In pure software development world it's a bit more tricky but not impossible. Just take into account that a large codebase is a living and breathing system of its own. Consider Travis CI widget that started to appear in READMEs at GitHub lately. Does it make you revisit the README more often? Heck, yes!

Still, much more can be done. Documentation of a component can show recent changes made, rate of test failures over time, contact info of the person responsible for it. In some cases, documentation can even be scraped to drive the automation of the development process.

Track the intent

The biggest problem with long-lived software systems is thar nobody knows why they were built the way they were any more. Nobody knows about the use cases any more.

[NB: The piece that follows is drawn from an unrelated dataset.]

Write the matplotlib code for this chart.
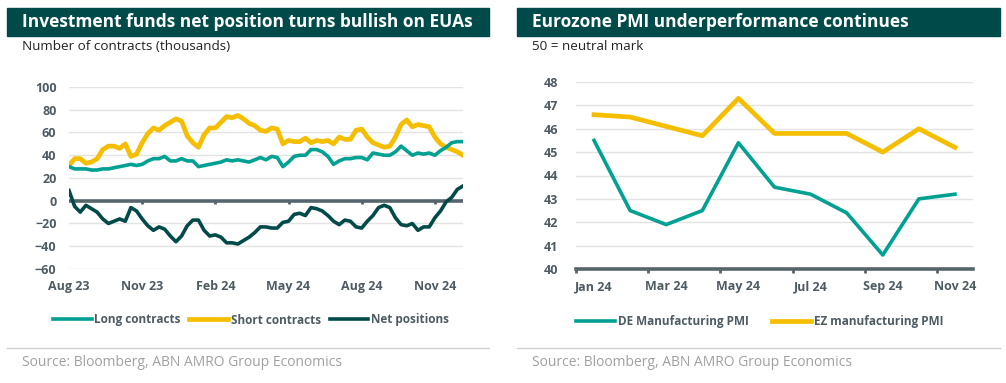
import numpy as np
import matplotlib
matplotlib.use("Agg")
import matplotlib.pyplot as plt
from matplotlib.patches import Rectangle

plt.rcParams['font.family'] = ['Open Sans', 'DejaVu Sans']

# --- Datos: posiciones de fondos (miles de contratos), semanal ago-23 a dic-24 ---
long_contracts = [30, 28, 28, 28, 27, 27, 28, 28, 29, 30, 31, 32, 31, 32, 35, 37, 37, 39,
                  35, 35, 37, 35, 35, 30, 31, 32, 33, 34, 36, 35, 36, 35, 34, 36, 38, 36,
                  39, 38, 30, 34, 39, 40, 40, 45, 45, 43, 39, 32, 35, 37, 37, 38, 38, 36,
                  42, 41, 40, 40, 43, 48, 44, 40, 42, 41, 42, 40, 44, 47, 51, 52, 52]
short_contracts = [31, 37, 37, 33, 34, 37, 45, 48, 48, 46, 50, 39, 41, 51, 59, 64, 62, 66,
                   69, 72, 70, 57, 51, 47, 58, 64, 64, 69, 74, 73, 75, 72, 68, 66, 62, 61,
                   64, 63, 50, 53, 52, 52, 55, 51, 53, 52, 53, 50, 56, 54, 54, 62, 63, 56,
                   51, 49, 47, 48, 56, 67, 71, 65, 67, 66, 65, 56, 50, 47, 45, 43, 40]
net_positions = [9, -5, -10, -4, -7, -10, -16, -20, -18, -16, -18, -6, -9, -16, -22, -26,
                 -23, -25, -31, -36, -31, -22, -17, -17, -26, -31, -30, -32, -37, -37, -38,
                 -35, -32, -28, -23, -23, -24, -24, -19, -18, -12, -11, -13, -6, -7, -9,
                 -13, -18, -21, -17, -18, -23, -24, -18, -13, -6, -4, -6, -15, -21, -22,
                 -20, -26, -23, -23, -15, -9, -1, 3, 10, 13]
semanas_ticks = [0, 13, 26, 39, 52, 65]
semanas_labels = ["Aug 23", "Nov 23", "Feb 24", "May 24", "Aug 24", "Nov 24"]

# --- Datos: PMI manufacturero mensual ene-24 a nov-24 ---
meses = ["Jan 24", "Feb 24", "Mar 24", "Apr 24", "May 24", "Jun 24",
         "Jul 24", "Aug 24", "Sep 24", "Oct 24", "Nov 24"]
de_pmi = [45.5, 42.5, 41.9, 42.5, 45.4, 43.5, 43.2, 42.4, 40.6, 43.0, 43.2]
ez_pmi = [46.6, 46.5, 46.1, 45.7, 47.3, 45.8, 45.8, 45.8, 45.0, 46.0, 45.2]

# --- Colores ---
TEAL = "#00A093"
YELLOW = "#F5BE00"
DARK = "#004B4A"
AXGRAY = "#56646C"
GRID = "#E3E3E3"
TXT = "#4E5B63"

W, H = 1006, 383
fig = plt.figure(figsize=(W / 100, H / 100), dpi=100)


def rect(x0, y0, x1, y1):
    # caja en pixeles (origen arriba-izquierda) -> fraccion de figura
    return [x0 / W, 1 - y1 / H, (x1 - x0) / W, (y1 - y0) / H]


def fxy(x, y):
    return x / W, 1 - y / H


# --- Encabezados ---
for (x0, x1, titulo, sub) in [(7, 489, "Investment funds net position turns bullish on EUAs",
                               "Number of contracts (thousands)"),
                              (517, 1000, "Eurozone PMI underperformance continues",
                               "50 = neutral mark")]:
    fig.patches.append(Rectangle(fxy(x0, 36), (x1 - x0) / W, 28 / H,
                                 transform=fig.transFigure, color=DARK, zorder=0))
    fig.text(*fxy(x0 + 15, 22), titulo, color="white", fontsize=12.5, fontweight="bold",
             va="center", ha="left")
    fig.text(*fxy(x0 + 15, 47), sub, color="#222222", fontsize=9.7, va="center", ha="left")
    fig.add_artist(plt.Line2D([x0 / W, x1 / W], [1 - 348 / H] * 2, color="#CFCFCF",
                              lw=0.9, transform=fig.transFigure))
    fig.text(*fxy(x0 + 15, 362), "Source: Bloomberg, ABN AMRO Group Economics",
             color="#A0A0A0", fontsize=10, va="center", ha="left")


def estilo(ax):
    for s in ax.spines.values():
        s.set_visible(False)
    ax.tick_params(axis="both", length=0, labelsize=9, labelcolor=TXT)
    for lab in ax.get_xticklabels() + ax.get_yticklabels():
        lab.set_fontweight("bold")


# --- Panel izquierdo ---
ax1 = fig.add_axes(rect(69, 87, 463, 269))
x = np.arange(len(long_contracts))
ax1.set_xlim(0, len(long_contracts) - 1)
ax1.set_ylim(-60, 100)
ax1.set_yticks(range(-60, 101, 20))
for yv in range(-60, 101, 20):
    if yv != 0:
        ax1.axhline(yv, color=GRID, lw=1, zorder=0)
ax1.axhline(0, color=AXGRAY, lw=2.6, zorder=1)
ax1.vlines(semanas_ticks[1:], -3.2, 0, color=AXGRAY, lw=2, zorder=1)
ax1.plot(x, long_contracts, color=TEAL, lw=2.6, label="Long contracts", zorder=3)
ax1.plot(x, short_contracts, color=YELLOW, lw=3.4, label="Short contracts", zorder=2)
ax1.plot(x, net_positions, color=DARK, lw=2.6, label="Net positions", zorder=4)
ax1.set_xticks(semanas_ticks)
ax1.set_xticklabels(semanas_labels)
ax1.tick_params(axis="x", pad=8)
ax1.tick_params(axis="y", pad=9)
estilo(ax1)
ax1.legend(loc="center", bbox_to_anchor=fxy(251, 320), bbox_transform=fig.transFigure,
           ncol=3, frameon=False, handlelength=3.3, handletextpad=0.25,
           columnspacing=0.7, prop={"weight": "bold", "size": 8.5}, labelcolor=TXT)

# --- Panel derecho ---
ax2 = fig.add_axes(rect(576, 82, 973, 269))
xm = np.arange(len(meses))
ax2.set_xlim(-0.5, len(meses) - 0.5)
ax2.set_ylim(40, 48)
for yv in range(41, 49):
    ax2.axhline(yv, color=GRID, lw=1, zorder=0)
ax2.axhline(40, color=AXGRAY, lw=2.6, zorder=1, clip_on=False)
ax2.vlines(np.arange(-0.5, len(meses), 2), 39.85, 40, color=AXGRAY, lw=2, zorder=1,
           clip_on=False)
ax2.plot(xm, de_pmi, color=TEAL, lw=2.6, label="DE Manufacturing PMI", zorder=3)
ax2.plot(xm, ez_pmi, color=YELLOW, lw=3.4, label="EZ manufacturing PMI", zorder=2)
ax2.set_yticks(range(40, 49))
ax2.set_xticks(xm[::2])
ax2.set_xticklabels(meses[::2])
ax2.tick_params(axis="x", pad=8)
ax2.tick_params(axis="y", pad=13)
estilo(ax2)
ax2.legend(loc="center", bbox_to_anchor=fxy(760, 322), bbox_transform=fig.transFigure,
           ncol=2, frameon=False, handlelength=3.3, handletextpad=0.25,
           columnspacing=2.0, prop={"weight": "bold", "size": 8.5}, labelcolor=TXT)

fig.savefig("out.png", dpi=100)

Original developers have, one by one, left the company or retired and new ones have no idea. The system cannot be changed because nobody knows what it is supposed to do in the first place.

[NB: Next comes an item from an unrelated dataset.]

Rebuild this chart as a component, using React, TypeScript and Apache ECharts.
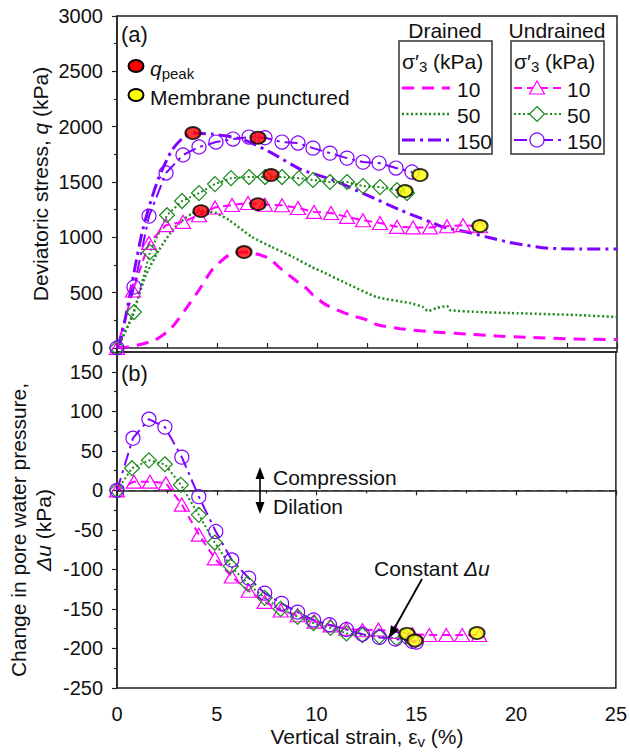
import React, { useEffect, useRef } from 'react';
import * as echarts from 'echarts';

// ---------- DATA (strain %, value) ----------
const drained10Q: [number, number][] = [
  [0, 0], [0.5, 8], [1.0, 25], [1.9, 72], [2.5, 145], [2.85, 208], [3.4, 343], [4.1, 524], [4.75, 705],
  [5.6, 840], [6.4, 868], [7.1, 845], [7.65, 805], [8.1, 731], [9.1, 587], [9.5, 535], [9.8, 478],
  [10.5, 385], [11.65, 298], [12.5, 253], [13.0, 210], [14.15, 175], [15.8, 145], [17.5, 126],
  [19.0, 108], [20.5, 97], [23.0, 81], [25.0, 76],
];
const drained50Q: [number, number][] = [
  [0, 0], [0.15, 45], [0.75, 280], [1.4, 641], [2.1, 885], [2.9, 1093], [3.75, 1215], [4.4, 1240],
  [5.0, 1215], [5.6, 1156], [6.75, 1003], [7.75, 912], [8.8, 822], [9.75, 731], [10.3, 686],
  [11.65, 569], [13.0, 460], [14.65, 406], [15.3, 370], [15.55, 334], [16.0, 362], [16.5, 379],
  [16.65, 343], [18.15, 325], [19.65, 316], [23.0, 298], [25.0, 280],
];
const drained150Q: [number, number][] = [
  [0, 0], [0.15, 45], [0.5, 343], [0.9, 730], [1.25, 1040], [1.6, 1274], [2.1, 1545], [2.75, 1789],
  [3.3, 1900], [3.8, 1942], [4.75, 1933], [5.5, 1915], [6.4, 1879], [7.75, 1761], [9.15, 1617],
  [10.8, 1518], [12.5, 1382], [14.15, 1247], [15.15, 1175], [15.8, 1129], [16.3, 1093], [17.5, 1048],
  [18.5, 1003], [19.8, 948], [21.5, 903], [23.15, 894], [25.0, 894],
];
const undrained10Q: [number, number][] = [
  [0, 0], [0.8, 520], [1.6, 950], [2.45, 1110], [3.3, 1140], [4.1, 1200], [4.9, 1270], [5.75, 1292],
  [6.55, 1310], [7.4, 1295], [8.25, 1290], [9.05, 1265], [9.85, 1230], [10.7, 1220], [11.5, 1185],
  [12.3, 1155], [13.15, 1130], [14.0, 1095], [14.8, 1090], [15.65, 1090], [16.5, 1100], [17.3, 1110],
  [18.15, 1100],
];
const undrained50Q: [number, number][] = [
  [0, 0], [0.85, 325], [1.65, 867], [2.5, 1200], [3.25, 1328], [4.1, 1400], [4.9, 1481], [5.7, 1535],
  [6.6, 1545], [7.4, 1545], [8.25, 1545], [9.1, 1535], [9.8, 1518], [10.65, 1500], [11.5, 1500],
  [12.3, 1463], [13.15, 1454], [14.0, 1427], [14.5, 1400],
];
const undrained150Q: [number, number][] = [
  [0, 0], [0.85, 551], [1.6, 1192], [2.45, 1581], [3.3, 1744], [4.1, 1816], [4.95, 1861], [5.8, 1888],
  [6.6, 1906], [7.4, 1900], [8.25, 1861], [9.05, 1852], [9.8, 1806], [10.65, 1761], [11.5, 1716],
  [12.3, 1680], [13.1, 1671], [13.95, 1626], [14.75, 1590],
];
const peakQ: [number, number][] = [
  [6.35, 867], [4.2, 1237], [3.8, 1942], [7.05, 1300], [7.7, 1563], [7.05, 1900],
];
const puncturedQ: [number, number][] = [[18.15, 1102], [14.4, 1418], [15.15, 1563]];

const undrained10U: [number, number][] = [
  [0, 0], [0.85, 11], [1.65, 11], [2.45, 9], [3.25, -18], [4.1, -56], [4.9, -86], [5.75, -109],
  [6.6, -127], [7.4, -141], [8.2, -152], [9.05, -158], [9.9, -166], [10.7, -171], [11.5, -175],
  [12.3, -177], [13.1, -176], [13.95, -179], [14.8, -182], [15.65, -183], [16.5, -183], [17.3, -183],
  [18.15, -183],
];
const undrained50U: [number, number][] = [
  [0, 0], [0.75, 28], [1.6, 38], [2.4, 33], [3.2, 7], [4.1, -31], [4.9, -66], [5.7, -96], [6.55, -118],
  [7.4, -136], [8.2, -150], [9.05, -160], [9.85, -168], [10.7, -174], [11.5, -181], [12.3, -183],
  [13.15, -185], [14.0, -187], [14.45, -185],
];
const undrained150U: [number, number][] = [
  [0, 0], [0.8, 66], [1.6, 90], [2.4, 80], [3.25, 42], [4.1, -8], [4.95, -52], [5.75, -88], [6.6, -111],
  [7.4, -130], [8.25, -143], [9.05, -154], [9.85, -164], [10.65, -170], [11.5, -176], [12.3, -182],
  [13.15, -186], [13.95, -188], [14.8, -191], [15.0, -192],
];
const puncturedU: [number, number][] = [[14.53, -181.5], [14.93, -190], [18.04, -180.5]];

// ---------- STYLE ----------
const FONT = '"Liberation Sans", Arial, Helvetica, sans-serif';
const C10 = '#ff00ff';
const C50 = '#1b8a1b';
const C150 = '#7f00ff';
const DASH10 = [12, 8];
const DOT50 = [2, 2.5];
const DD150 = [13, 5, 3, 5];
const AX = '#222';
const TXT = '#111';
const FS = 21;

function drainedLine(data: [number, number][], color: string, dash: number[], width: number) {
  return {
    type: 'line', xAxisIndex: 0, yAxisIndex: 0, data, symbol: 'none', showSymbol: false,
    smooth: 0.2, lineStyle: { color, width, type: dash }, z: 2, silent: true,
  };
}
function undrainedLine(data: [number, number][], axis: number, color: string, dash: number[],
  symbol: string, size: any, extra: any = {}) {
  return {
    type: 'line', xAxisIndex: axis, yAxisIndex: axis, data, symbol, symbolSize: size,
    showSymbol: true, showAllSymbol: true,
    itemStyle: { color: 'rgba(255,255,255,0)', borderColor: color, borderWidth: 1.2 },
    lineStyle: { color, width: 2, type: dash }, z: 3, silent: true, ...extra,
  };
}
function dots(data: [number, number][], axis: number, color: string) {
  return {
    type: 'scatter', xAxisIndex: axis, yAxisIndex: axis, data, symbol: 'circle', symbolSize: [15, 12],
    itemStyle: { color, borderColor: '#000', borderWidth: 2 }, z: 6, silent: true,
  };
}

function txt(x: number, y: number, text: string, extra: any = {}, rich?: any) {
  return {
    type: 'text', x, y, z: 20, silent: true,
    style: {
      text, fontSize: FS, fontFamily: FONT, fill: TXT, align: 'left', verticalAlign: 'middle',
      ...(rich ? { rich } : {}), ...extra,
    },
  };
}
const richBase = {
  n: { fontSize: FS, fontFamily: FONT, fill: TXT, lineHeight: 26 },
  i: { fontSize: FS, fontFamily: FONT, fill: TXT, fontStyle: 'italic', lineHeight: 26 },
  sub: { fontSize: 15, fontFamily: FONT, fill: TXT, lineHeight: 12, verticalAlign: 'bottom' },
};

function seg(x1: number, y1: number, x2: number, y2: number, stroke: string, w: number, dash?: number[]) {
  return {
    type: 'line', z: 20, silent: true, shape: { x1, y1, x2, y2 },
    style: { stroke, lineWidth: w, ...(dash ? { lineDash: dash } : {}) },
  };
}
function tri(cx: number, cy: number, color: string) {
  return {
    type: 'polygon', z: 21, silent: true,
    shape: { points: [[cx, cy - 7], [cx + 7.5, cy + 6], [cx - 7.5, cy + 6]] },
    style: { fill: '#fff', stroke: color, lineWidth: 1.2 },
  };
}
function dia(cx: number, cy: number, color: string) {
  return {
    type: 'polygon', z: 21, silent: true,
    shape: { points: [[cx, cy - 7.5], [cx + 7.5, cy], [cx, cy + 7.5], [cx - 7.5, cy]] },
    style: { fill: '#fff', stroke: color, lineWidth: 1.2 },
  };
}
function circ(cx: number, cy: number, color: string) {
  return {
    type: 'circle', z: 21, silent: true, shape: { cx, cy, r: 7 },
    style: { fill: '#fff', stroke: color, lineWidth: 1.2 },
  };
}
function head(tx: number, ty: number, ux: number, uy: number) {
  const L = 12, W = 4.5;
  const bx = tx - L * ux, by = ty - L * uy;
  const nx = -uy, ny = ux;
  return {
    type: 'polygon', z: 21, silent: true,
    shape: { points: [[tx, ty], [bx + W * nx, by + W * ny], [bx - W * nx, by - W * ny]] },
    style: { fill: '#000' },
  };
}

export default function App() {
  const ref = useRef<HTMLDivElement>(null);
  useEffect(() => {
    if (!ref.current) return;
    const chart = echarts.init(ref.current, null, { renderer: 'svg' });

    const axisLine = { show: true, lineStyle: { color: AX, width: 1.5 } };
    const tickStyle = { color: AX, width: 1.2 };
    const label = { fontSize: 20, fontFamily: FONT, color: TXT, formatter: (v: number) => String(v) };

    const ax1 = 422, ay1 = 579, atx = 389, aty = 638;
    const dl = Math.hypot(atx - ax1, aty - ay1);
    const ux = (atx - ax1) / dl, uy = (aty - ay1) / dl;

    const graphic: any[] = [
      txt(121, 34, '(a)', { fontSize: 22 }),
      txt(121, 373, '(b)', { fontSize: 22 }),
      { type: 'ellipse', z: 21, silent: true, shape: { cx: 136, cy: 66, rx: 7.5, ry: 6 }, style: { fill: '#ff0000', stroke: '#000', lineWidth: 2 } },
      txt(150, 68, '{i|q}{sub|peak}', {}, richBase),
      { type: 'ellipse', z: 21, silent: true, shape: { cx: 136, cy: 95, rx: 7.5, ry: 6 }, style: { fill: '#ffff00', stroke: '#000', lineWidth: 2 } },
      txt(150, 97, 'Membrane punctured'),
      txt(445, 30, 'Drained', { align: 'center' }),
      txt(557, 30, 'Undrained', { align: 'center' }),
      { type: 'rect', z: 19, silent: true, shape: { x: 399, y: 41, width: 93, height: 113 }, style: { fill: '#fff', stroke: '#333', lineWidth: 1.5 } },
      { type: 'rect', z: 19, silent: true, shape: { x: 511, y: 41, width: 93, height: 113 }, style: { fill: '#fff', stroke: '#333', lineWidth: 1.5 } },
      txt(402, 61, '{n|σ′}{sub|3}{n| (kPa)}', {}, richBase),
      txt(514, 61, '{n|σ′}{sub|3}{n| (kPa)}', {}, richBase),
      seg(402, 88, 450, 88, C10, 3, DASH10),
      seg(402, 114, 450, 114, C50, 2.5, DOT50),
      seg(402, 140, 450, 140, C150, 3, DD150),
      txt(457, 89, '10'), txt(457, 115, '50'), txt(457, 141, '150'),
      seg(514, 88, 561, 88, C10, 2, [8, 5]),
      seg(514, 114, 561, 114, C50, 2, DOT50),
      seg(514, 140, 561, 140, C150, 2, DD150),
      tri(537, 88, C10), dia(537, 114, C50), circ(537, 140, C150),
      txt(567, 89, '10'), txt(567, 115, '50'), txt(567, 141, '150'),
      seg(260, 478, 260, 503, '#000', 1.6),
      head(260, 467, 0, -1), head(260, 514, 0, 1),
      txt(273, 477, 'Compression'),
      txt(273, 506, 'Dilation'),
      txt(374, 568, '{n|Constant }{i|Δu}', {}, richBase),
      seg(ax1, ay1, atx - 10 * ux, aty - 10 * uy, '#000', 1.8),
      head(atx, aty, ux, uy),
      { type: 'text', x: 40, y: 184, rotation: Math.PI / 2, z: 20, silent: true,
        style: { text: '{n|Deviatoric stress, }{i|q}{n| (kPa)}', rich: richBase, align: 'center', verticalAlign: 'middle' } },
      { type: 'text', x: 18, y: 530, rotation: Math.PI / 2, z: 20, silent: true,
        style: { text: '{n|Change in pore water pressure,}', rich: richBase, align: 'center', verticalAlign: 'middle' } },
      { type: 'text', x: 43, y: 530, rotation: Math.PI / 2, z: 20, silent: true,
        style: { text: '{i|Δu}{n| (kPa)}', rich: richBase, align: 'center', verticalAlign: 'middle' } },
      { type: 'text', x: 367, y: 736, z: 20, silent: true,
        style: { text: '{n|Vertical strain, ε}{sub|v}{n| (%)}', rich: richBase, align: 'center', verticalAlign: 'middle' } },
    ];

    const option: any = {
      animation: false,
      backgroundColor: '#fff',
      grid: [
        { left: 117, top: 16, width: 500, height: 336, show: true, borderColor: AX, borderWidth: 1.5, backgroundColor: 'transparent' },
        { left: 117, top: 352, width: 500, height: 336, show: true, borderColor: AX, borderWidth: 1.5, backgroundColor: 'transparent' },
      ],
      xAxis: [
        { type: 'value', gridIndex: 0, min: 0, max: 25, interval: 5, axisLine,
          axisTick: { show: true, inside: true, length: 5, lineStyle: tickStyle },
          minorTick: { show: true, splitNumber: 2, length: 5, lineStyle: tickStyle },
          axisLabel: { show: false }, splitLine: { show: false } },
        { type: 'value', gridIndex: 1, min: 0, max: 25, interval: 5, axisLine,
          axisTick: { show: true, inside: false, length: 5, lineStyle: tickStyle },
          minorTick: { show: true, splitNumber: 2, length: 3, lineStyle: tickStyle },
          axisLabel: { ...label, margin: 16 }, splitLine: { show: false } },
      ],
      yAxis: [
        { type: 'value', gridIndex: 0, min: -36, max: 3000, splitNumber: 6, axisLine,
          axisTick: { show: true, inside: false, length: 5, lineStyle: tickStyle },
          minorTick: { show: true, splitNumber: 2, length: 3, lineStyle: tickStyle },
          axisLabel: { ...label, margin: 14, showMinLabel: false }, splitLine: { show: false } },
        { type: 'value', gridIndex: 1, min: -250, max: 175, interval: 50, axisLine,
          axisTick: { show: true, inside: false, length: 5, lineStyle: tickStyle },
          minorTick: { show: true, splitNumber: 2, length: 3, lineStyle: tickStyle },
          axisLabel: { ...label, margin: 14, showMaxLabel: false }, splitLine: { show: false } },
      ],
      series: [
        drainedLine(drained10Q, C10, DASH10, 3),
        drainedLine(drained50Q, C50, DOT50, 2.5),
        drainedLine(drained150Q, C150, DD150, 3),
        undrainedLine(undrained10Q, 0, C10, [8, 5], 'triangle', [15, 13]),
        undrainedLine(undrained50Q, 0, C50, DOT50, 'diamond', [15, 15]),
        undrainedLine(undrained150Q, 0, C150, DD150, 'circle', 14),
        dots(peakQ, 0, '#ff0000'),
        dots(puncturedQ, 0, '#ffff00'),
        undrainedLine(undrained10U, 1, C10, [8, 5], 'triangle', [15, 13], {
          markLine: { silent: true, symbol: ['none', 'none'], label: { show: false },
            lineStyle: { color: '#333', width: 1.2, type: [7, 5] }, data: [{ yAxis: 0 }] },
        }),
        undrainedLine(undrained50U, 1, C50, DOT50, 'diamond', [15, 15]),
        undrainedLine(undrained150U, 1, C150, DD150, 'circle', 14),
        dots(puncturedU, 1, '#ffff00'),
      ],
      graphic,
    };
    chart.setOption(option);
    return () => chart.dispose();
  }, []);
  return <div ref={ref} style={{ position: 'absolute', left: 0, top: 0, width: 630, height: 753 }} />;
}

The sad thing is that most of that was actually documented in past but the documentation was lost. Most big companies have the practice of writing the design documents where use cases are explained and a solution is proposed. These, however, are often treated as a throw-away documents and couple of years later it is almost impossible to get one's hands on them. Even worse, if you are looking for an explanation for a particular phenomenon in the code you have no idea which design document describes it. The only way is to get as many design documents as you can and skim them for anything that may relate.

And it's really not a hard problem to solve. Just add the design document to the feature patchset, and then keep it in the codebase forever, an unmutable witness of past intent. Additionally, if the design document shares the source control repository with the code it's trivial to cross-reference the two.

Measure it

Last but not least, understand how the documentation is used. If it's a web page it's easy to track number of views. If it lives is in source control measuring number of edits isn't hard either.

If a page isn't used, it's a strong signal that there's a problem. Maybe it's so outdated that nobody cares looking at it any more? Maybe the code it refers to isn't used any more? Maybe the documentation doesn't have dynamic, "executable" aspect as discussed above so that only newcomers read the docs?

If a component shows a lot of change code-wise but no change in documentation something is probably wrong. It's time to trigger an alarm.

Is one department having a significantly different documentation usage that another one? What's going on?